[Aim]
Output the lines exactly, from the one where "Give me the matplotlib source for this chart." appears through the one where "satisfied': '#a6d608', 'Needs" appears. Images are left out.

[Records supplied]
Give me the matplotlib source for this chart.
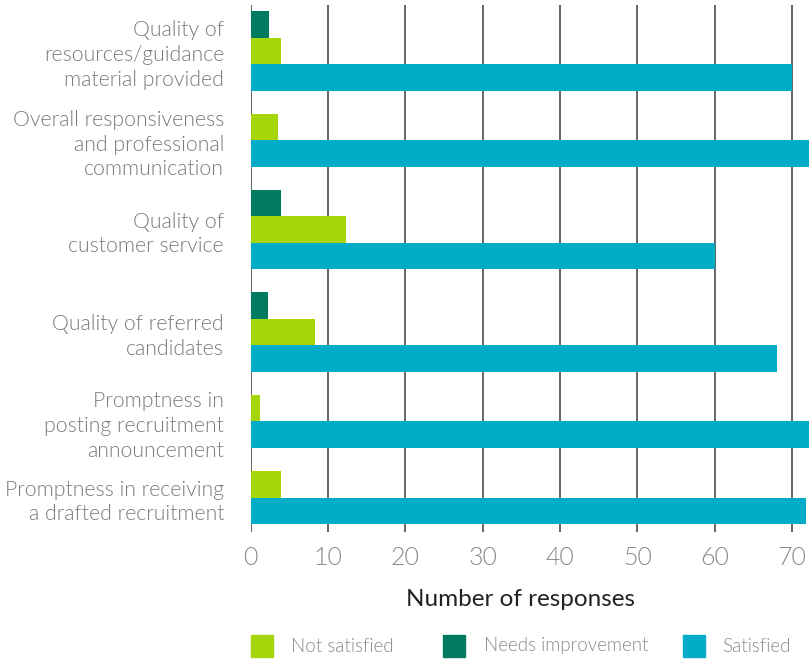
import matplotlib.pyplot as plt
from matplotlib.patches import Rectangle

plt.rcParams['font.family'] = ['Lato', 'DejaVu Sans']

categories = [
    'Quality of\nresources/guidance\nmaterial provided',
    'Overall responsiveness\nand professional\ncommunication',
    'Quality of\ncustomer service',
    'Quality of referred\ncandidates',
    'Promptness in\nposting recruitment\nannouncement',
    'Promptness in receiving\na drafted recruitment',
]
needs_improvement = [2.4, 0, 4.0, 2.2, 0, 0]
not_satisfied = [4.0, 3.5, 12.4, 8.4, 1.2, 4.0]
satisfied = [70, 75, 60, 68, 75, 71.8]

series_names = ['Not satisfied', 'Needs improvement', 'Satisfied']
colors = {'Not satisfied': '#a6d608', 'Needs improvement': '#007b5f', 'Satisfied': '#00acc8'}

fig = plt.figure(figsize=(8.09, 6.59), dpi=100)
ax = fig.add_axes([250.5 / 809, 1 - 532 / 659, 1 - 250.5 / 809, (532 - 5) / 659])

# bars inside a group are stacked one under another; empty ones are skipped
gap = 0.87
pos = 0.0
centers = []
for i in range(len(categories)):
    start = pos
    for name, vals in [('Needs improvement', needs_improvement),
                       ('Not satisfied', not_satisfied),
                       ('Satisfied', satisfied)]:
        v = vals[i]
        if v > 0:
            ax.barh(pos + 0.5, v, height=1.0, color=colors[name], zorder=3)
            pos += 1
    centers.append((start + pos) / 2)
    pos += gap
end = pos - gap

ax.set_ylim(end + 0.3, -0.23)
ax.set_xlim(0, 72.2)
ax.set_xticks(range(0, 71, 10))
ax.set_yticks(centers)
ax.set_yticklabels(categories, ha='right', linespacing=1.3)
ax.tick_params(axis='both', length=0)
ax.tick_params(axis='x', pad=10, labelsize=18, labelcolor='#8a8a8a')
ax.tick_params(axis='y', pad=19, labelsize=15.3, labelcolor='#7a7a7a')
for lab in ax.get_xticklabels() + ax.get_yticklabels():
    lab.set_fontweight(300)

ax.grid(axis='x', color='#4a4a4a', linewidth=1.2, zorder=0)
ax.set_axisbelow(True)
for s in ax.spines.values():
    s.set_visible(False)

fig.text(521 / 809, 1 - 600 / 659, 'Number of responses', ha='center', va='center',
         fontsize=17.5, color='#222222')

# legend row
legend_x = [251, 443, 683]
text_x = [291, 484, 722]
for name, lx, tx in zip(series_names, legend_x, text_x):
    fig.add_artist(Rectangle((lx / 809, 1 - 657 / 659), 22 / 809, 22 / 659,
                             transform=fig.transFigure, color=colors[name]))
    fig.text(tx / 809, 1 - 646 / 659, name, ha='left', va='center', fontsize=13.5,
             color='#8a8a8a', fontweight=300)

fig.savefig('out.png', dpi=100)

==

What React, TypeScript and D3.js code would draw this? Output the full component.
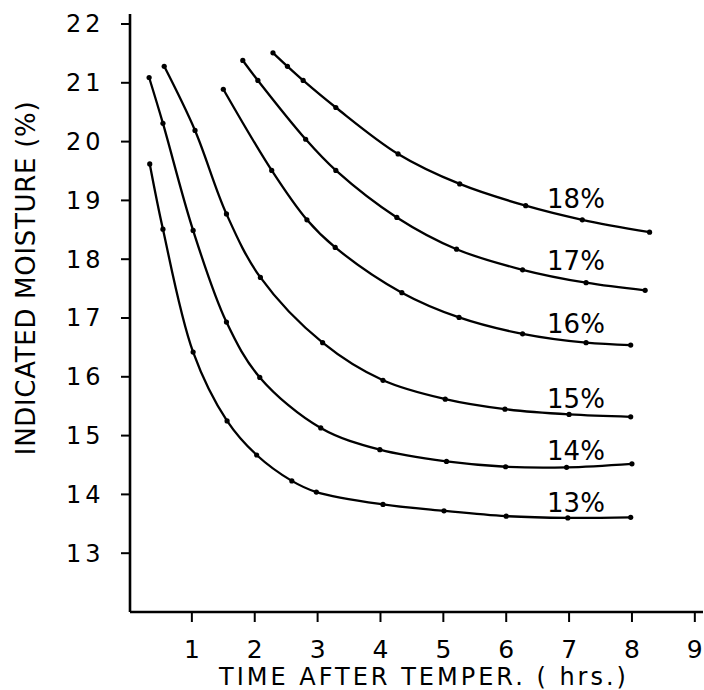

[Written response]
Give me the matplotlib source for this chart.
import matplotlib.pyplot as plt
from matplotlib.patches import Rectangle

plt.rcParams['font.family'] = ['Lato', 'DejaVu Sans']

categories = [
    'Quality of\nresources/guidance\nmaterial provided',
    'Overall responsiveness\nand professional\ncommunication',
    'Quality of\ncustomer service',
    'Quality of referred\ncandidates',
    'Promptness in\nposting recruitment\nannouncement',
    'Promptness in receiving\na drafted recruitment',
]
needs_improvement = [2.4, 0, 4.0, 2.2, 0, 0]
not_satisfied = [4.0, 3.5, 12.4, 8.4, 1.2, 4.0]
satisfied = [70, 75, 60, 68, 75, 71.8]

series_names = ['Not satisfied', 'Needs improvement', 'Satisfied']
colors = {'Not satisfied': '#a6d608', 'Needs improvement': '#007b5f', 'Satisfied': '#00acc8'}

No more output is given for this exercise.